> MATERIAL FOR THIS EXERCISE
[start]

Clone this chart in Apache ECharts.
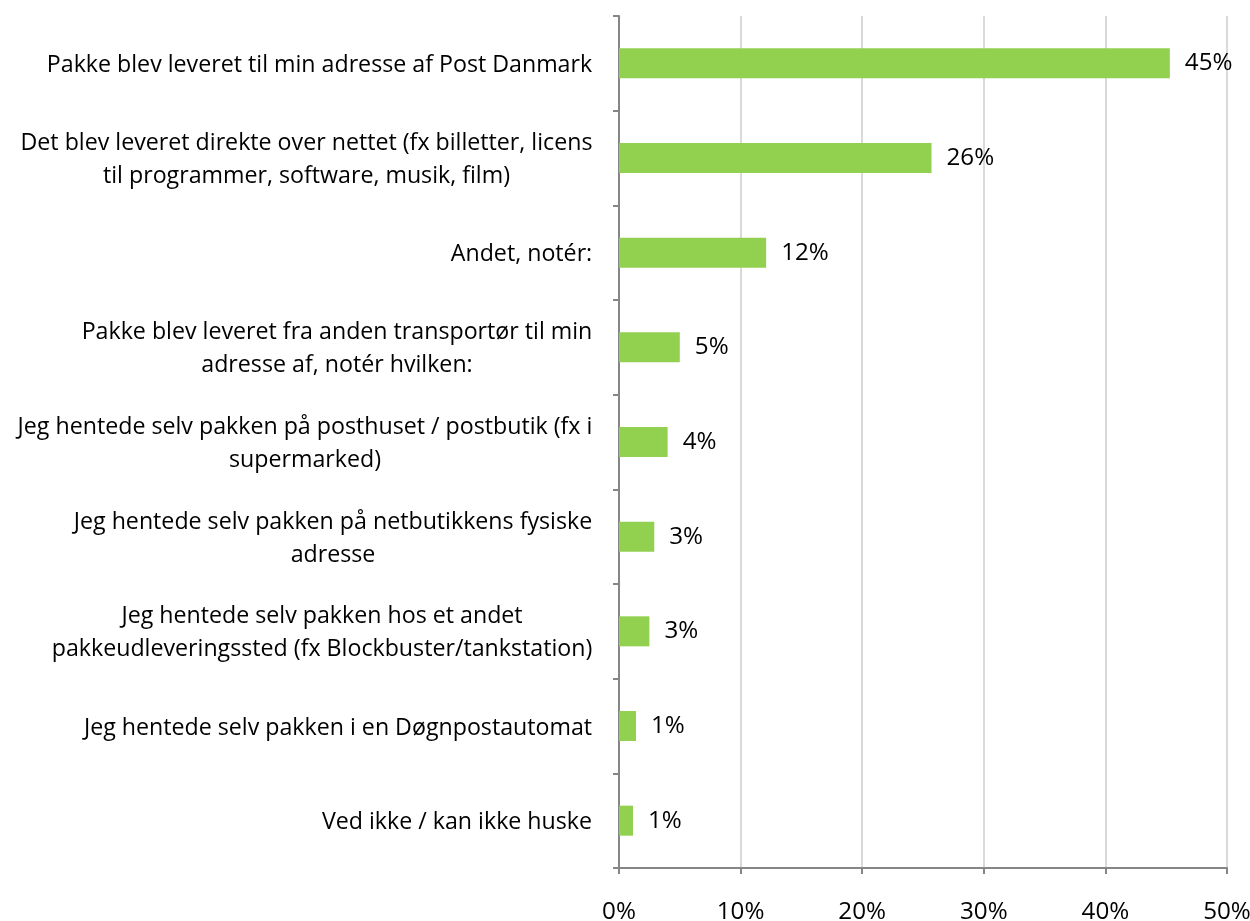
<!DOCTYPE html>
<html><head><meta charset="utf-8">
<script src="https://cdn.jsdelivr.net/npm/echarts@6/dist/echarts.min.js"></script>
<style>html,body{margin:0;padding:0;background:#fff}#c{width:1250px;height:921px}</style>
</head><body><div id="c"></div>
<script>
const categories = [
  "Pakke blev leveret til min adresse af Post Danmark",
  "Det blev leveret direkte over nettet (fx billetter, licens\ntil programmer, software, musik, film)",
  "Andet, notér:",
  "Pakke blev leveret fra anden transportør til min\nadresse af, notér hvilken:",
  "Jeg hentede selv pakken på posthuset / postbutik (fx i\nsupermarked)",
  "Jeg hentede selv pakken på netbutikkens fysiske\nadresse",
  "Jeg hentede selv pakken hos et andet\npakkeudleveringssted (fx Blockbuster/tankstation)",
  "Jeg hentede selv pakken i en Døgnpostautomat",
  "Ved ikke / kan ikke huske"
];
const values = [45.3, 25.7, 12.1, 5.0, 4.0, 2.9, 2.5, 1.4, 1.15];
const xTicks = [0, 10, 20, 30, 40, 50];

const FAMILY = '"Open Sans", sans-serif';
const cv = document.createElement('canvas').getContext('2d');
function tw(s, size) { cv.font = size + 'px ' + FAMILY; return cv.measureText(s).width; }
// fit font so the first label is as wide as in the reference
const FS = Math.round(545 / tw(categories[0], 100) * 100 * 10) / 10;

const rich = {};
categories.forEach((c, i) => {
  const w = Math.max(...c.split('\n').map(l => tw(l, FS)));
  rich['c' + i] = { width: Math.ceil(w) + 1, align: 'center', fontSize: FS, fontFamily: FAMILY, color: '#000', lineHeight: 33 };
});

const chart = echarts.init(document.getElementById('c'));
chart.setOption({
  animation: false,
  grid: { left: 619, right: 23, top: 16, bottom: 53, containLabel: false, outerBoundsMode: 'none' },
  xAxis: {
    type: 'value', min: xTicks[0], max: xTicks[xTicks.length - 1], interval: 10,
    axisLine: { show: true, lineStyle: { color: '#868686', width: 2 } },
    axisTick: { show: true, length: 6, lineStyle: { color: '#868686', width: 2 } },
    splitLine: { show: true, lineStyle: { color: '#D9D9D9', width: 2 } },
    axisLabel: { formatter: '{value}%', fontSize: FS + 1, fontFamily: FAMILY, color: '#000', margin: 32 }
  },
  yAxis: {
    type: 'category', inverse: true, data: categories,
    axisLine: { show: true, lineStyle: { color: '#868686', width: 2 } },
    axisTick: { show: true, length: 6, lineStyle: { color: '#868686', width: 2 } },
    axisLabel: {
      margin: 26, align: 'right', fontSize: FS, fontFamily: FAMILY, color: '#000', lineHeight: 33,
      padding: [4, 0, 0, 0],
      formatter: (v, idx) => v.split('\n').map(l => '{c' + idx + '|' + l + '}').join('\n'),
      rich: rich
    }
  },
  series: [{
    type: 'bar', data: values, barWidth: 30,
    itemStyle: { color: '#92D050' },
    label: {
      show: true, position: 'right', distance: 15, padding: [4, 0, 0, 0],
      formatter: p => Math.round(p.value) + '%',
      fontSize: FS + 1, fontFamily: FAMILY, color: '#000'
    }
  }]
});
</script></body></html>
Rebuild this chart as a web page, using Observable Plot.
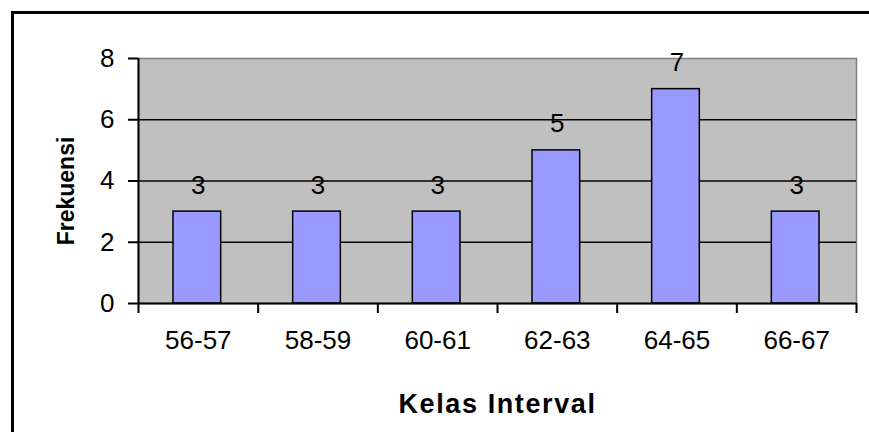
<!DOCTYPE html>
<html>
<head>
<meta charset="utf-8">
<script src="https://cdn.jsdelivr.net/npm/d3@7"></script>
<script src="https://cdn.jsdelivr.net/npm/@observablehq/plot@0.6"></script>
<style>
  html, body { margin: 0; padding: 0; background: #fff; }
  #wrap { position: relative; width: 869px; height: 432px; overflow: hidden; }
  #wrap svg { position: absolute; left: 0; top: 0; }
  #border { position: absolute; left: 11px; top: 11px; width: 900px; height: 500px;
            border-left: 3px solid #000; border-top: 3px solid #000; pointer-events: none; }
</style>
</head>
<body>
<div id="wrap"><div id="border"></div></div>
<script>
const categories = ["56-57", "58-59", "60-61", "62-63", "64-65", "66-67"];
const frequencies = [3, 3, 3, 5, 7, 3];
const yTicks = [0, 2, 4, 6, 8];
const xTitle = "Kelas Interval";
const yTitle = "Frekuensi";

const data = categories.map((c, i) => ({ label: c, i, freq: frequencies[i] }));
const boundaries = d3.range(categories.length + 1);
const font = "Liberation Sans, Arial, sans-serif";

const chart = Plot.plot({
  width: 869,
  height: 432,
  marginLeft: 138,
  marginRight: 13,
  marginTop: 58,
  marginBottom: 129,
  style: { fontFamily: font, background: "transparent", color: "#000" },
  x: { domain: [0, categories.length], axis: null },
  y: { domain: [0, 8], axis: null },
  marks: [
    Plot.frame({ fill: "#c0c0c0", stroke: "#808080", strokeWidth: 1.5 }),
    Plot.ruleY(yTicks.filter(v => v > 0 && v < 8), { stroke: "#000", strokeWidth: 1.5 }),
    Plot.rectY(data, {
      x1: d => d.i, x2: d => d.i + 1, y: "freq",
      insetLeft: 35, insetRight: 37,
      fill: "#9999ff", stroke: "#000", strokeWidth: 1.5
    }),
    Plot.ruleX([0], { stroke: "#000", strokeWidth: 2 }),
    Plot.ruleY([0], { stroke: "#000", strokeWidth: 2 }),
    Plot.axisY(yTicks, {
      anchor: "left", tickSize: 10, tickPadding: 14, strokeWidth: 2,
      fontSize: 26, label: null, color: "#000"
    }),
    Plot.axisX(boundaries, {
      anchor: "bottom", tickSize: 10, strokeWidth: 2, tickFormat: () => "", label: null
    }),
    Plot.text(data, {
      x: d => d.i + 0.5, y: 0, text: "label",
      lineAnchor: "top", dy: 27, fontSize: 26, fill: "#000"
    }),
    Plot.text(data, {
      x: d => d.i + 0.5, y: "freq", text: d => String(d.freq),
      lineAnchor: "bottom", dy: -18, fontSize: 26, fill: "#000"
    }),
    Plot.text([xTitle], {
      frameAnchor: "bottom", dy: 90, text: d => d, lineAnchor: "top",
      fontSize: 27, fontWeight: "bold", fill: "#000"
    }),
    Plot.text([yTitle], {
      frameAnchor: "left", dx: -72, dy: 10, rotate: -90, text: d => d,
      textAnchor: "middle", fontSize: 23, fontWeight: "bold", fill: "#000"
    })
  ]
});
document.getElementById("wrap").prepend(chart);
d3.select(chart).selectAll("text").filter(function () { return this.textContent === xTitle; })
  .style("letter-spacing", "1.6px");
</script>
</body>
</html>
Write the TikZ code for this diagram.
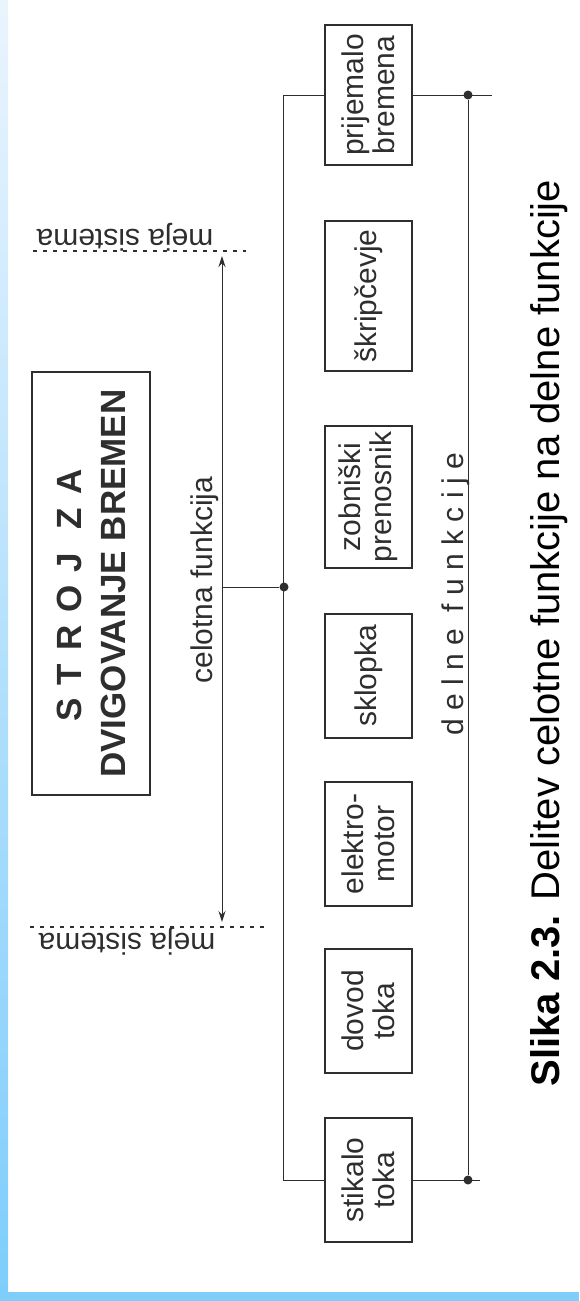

[end]

> INSTRUCTION
Using the material above, return every line exactly as it appears, minus the pictures.

> RIGHT ANSWER
Clone this chart in Apache ECharts.
<!DOCTYPE html>
<html><head><meta charset="utf-8">
<script src="https://cdn.jsdelivr.net/npm/echarts@6/dist/echarts.min.js"></script>
<style>html,body{margin:0;padding:0;background:#fff}#c{width:1250px;height:921px}</style>
</head><body><div id="c"></div>
<script>
const categories = [
  "Pakke blev leveret til min adresse af Post Danmark",
  "Det blev leveret direkte over nettet (fx billetter, licens\ntil programmer, software, musik, film)",
  "Andet, notér:",
  "Pakke blev leveret fra anden transportør til min\nadresse af, notér hvilken:",
  "Jeg hentede selv pakken på posthuset / postbutik (fx i\nsupermarked)",
  "Jeg hentede selv pakken på netbutikkens fysiske\nadresse",
  "Jeg hentede selv pakken hos et andet\npakkeudleveringssted (fx Blockbuster/tankstation)",
  "Jeg hentede selv pakken i en Døgnpostautomat",
  "Ved ikke / kan ikke huske"
];
const values = [45.3, 25.7, 12.1, 5.0, 4.0, 2.9, 2.5, 1.4, 1.15];
const xTicks = [0, 10, 20, 30, 40, 50];

const FAMILY = '"Open Sans", sans-serif';
const cv = document.createElement('canvas').getContext('2d');
function tw(s, size) { cv.font = size + 'px ' + FAMILY; return cv.measureText(s).width; }
// fit font so the first label is as wide as in the reference
const FS = Math.round(545 / tw(categories[0], 100) * 100 * 10) / 10;

const rich = {};
categories.forEach((c, i) => {
  const w = Math.max(...c.split('\n').map(l => tw(l, FS)));
  rich['c' + i] = { width: Math.ceil(w) + 1, align: 'center', fontSize: FS, fontFamily: FAMILY, color: '#000', lineHeight: 33 };
});

const chart = echarts.init(document.getElementById('c'));
chart.setOption({
  animation: false,
  grid: { left: 619, right: 23, top: 16, bottom: 53, containLabel: false, outerBoundsMode: 'none' },
  xAxis: {
    type: 'value', min: xTicks[0], max: xTicks[xTicks.length - 1], interval: 10,
    axisLine: { show: true, lineStyle: { color: '#868686', width: 2 } },
    axisTick: { show: true, length: 6, lineStyle: { color: '#868686', width: 2 } },
    splitLine: { show: true, lineStyle: { color: '#D9D9D9', width: 2 } },
    axisLabel: { formatter: '{value}%', fontSize: FS + 1, fontFamily: FAMILY, color: '#000', margin: 32 }
  },
  yAxis: {
    type: 'category', inverse: true, data: categories,
    axisLine: { show: true, lineStyle: { color: '#868686', width: 2 } },
    axisTick: { show: true, length: 6, lineStyle: { color: '#868686', width: 2 } },
    axisLabel: {
      margin: 26, align: 'right', fontSize: FS, fontFamily: FAMILY, color: '#000', lineHeight: 33,
      padding: [4, 0, 0, 0],
      formatter: (v, idx) => v.split('\n').map(l => '{c' + idx + '|' + l + '}').join('\n'),
      rich: rich
    }
  },
  series: [{
    type: 'bar', data: values, barWidth: 30,
    itemStyle: { color: '#92D050' },
    label: {
      show: true, position: 'right', distance: 15, padding: [4, 0, 0, 0],
      formatter: p => Math.round(p.value) + '%',
      fontSize: FS + 1, fontFamily: FAMILY, color: '#000'
    }
  }]
});
</script></body></html>
Rebuild this chart as a web page, using Observable Plot.
<!DOCTYPE html>
<html>
<head>
<meta charset="utf-8">
<script src="https://cdn.jsdelivr.net/npm/d3@7"></script>
<script src="https://cdn.jsdelivr.net/npm/@observablehq/plot@0.6"></script>
<style>
  html, body { margin: 0; padding: 0; background: #fff; }
  #wrap { position: relative; width: 869px; height: 432px; overflow: hidden; }
  #wrap svg { position: absolute; left: 0; top: 0; }
  #border { position: absolute; left: 11px; top: 11px; width: 900px; height: 500px;
            border-left: 3px solid #000; border-top: 3px solid #000; pointer-events: none; }
</style>
</head>
<body>
<div id="wrap"><div id="border"></div></div>
<script>
const categories = ["56-57", "58-59", "60-61", "62-63", "64-65", "66-67"];
const frequencies = [3, 3, 3, 5, 7, 3];
const yTicks = [0, 2, 4, 6, 8];
const xTitle = "Kelas Interval";
const yTitle = "Frekuensi";

const data = categories.map((c, i) => ({ label: c, i, freq: frequencies[i] }));
const boundaries = d3.range(categories.length + 1);
const font = "Liberation Sans, Arial, sans-serif";

const chart = Plot.plot({
  width: 869,
  height: 432,
  marginLeft: 138,
  marginRight: 13,
  marginTop: 58,
  marginBottom: 129,
  style: { fontFamily: font, background: "transparent", color: "#000" },
  x: { domain: [0, categories.length], axis: null },
  y: { domain: [0, 8], axis: null },
  marks: [
    Plot.frame({ fill: "#c0c0c0", stroke: "#808080", strokeWidth: 1.5 }),
    Plot.ruleY(yTicks.filter(v => v > 0 && v < 8), { stroke: "#000", strokeWidth: 1.5 }),
    Plot.rectY(data, {
      x1: d => d.i, x2: d => d.i + 1, y: "freq",
      insetLeft: 35, insetRight: 37,
      fill: "#9999ff", stroke: "#000", strokeWidth: 1.5
    }),
    Plot.ruleX([0], { stroke: "#000", strokeWidth: 2 }),
    Plot.ruleY([0], { stroke: "#000", strokeWidth: 2 }),
    Plot.axisY(yTicks, {
      anchor: "left", tickSize: 10, tickPadding: 14, strokeWidth: 2,
      fontSize: 26, label: null, color: "#000"
    }),
    Plot.axisX(boundaries, {
      anchor: "bottom", tickSize: 10, strokeWidth: 2, tickFormat: () => "", label: null
    }),
    Plot.text(data, {
      x: d => d.i + 0.5, y: 0, text: "label",
      lineAnchor: "top", dy: 27, fontSize: 26, fill: "#000"
    }),
    Plot.text(data, {
      x: d => d.i + 0.5, y: "freq", text: d => String(d.freq),
      lineAnchor: "bottom", dy: -18, fontSize: 26, fill: "#000"
    }),
    Plot.text([xTitle], {
      frameAnchor: "bottom", dy: 90, text: d => d, lineAnchor: "top",
      fontSize: 27, fontWeight: "bold", fill: "#000"
    }),
    Plot.text([yTitle], {
      frameAnchor: "left", dx: -72, dy: 10, rotate: -90, text: d => d,
      textAnchor: "middle", fontSize: 23, fontWeight: "bold", fill: "#000"
    })
  ]
});
document.getElementById("wrap").prepend(chart);
d3.select(chart).selectAll("text").filter(function () { return this.textContent === xTitle; })
  .style("letter-spacing", "1.6px");
</script>
</body>
</html>
Write the TikZ code for this diagram.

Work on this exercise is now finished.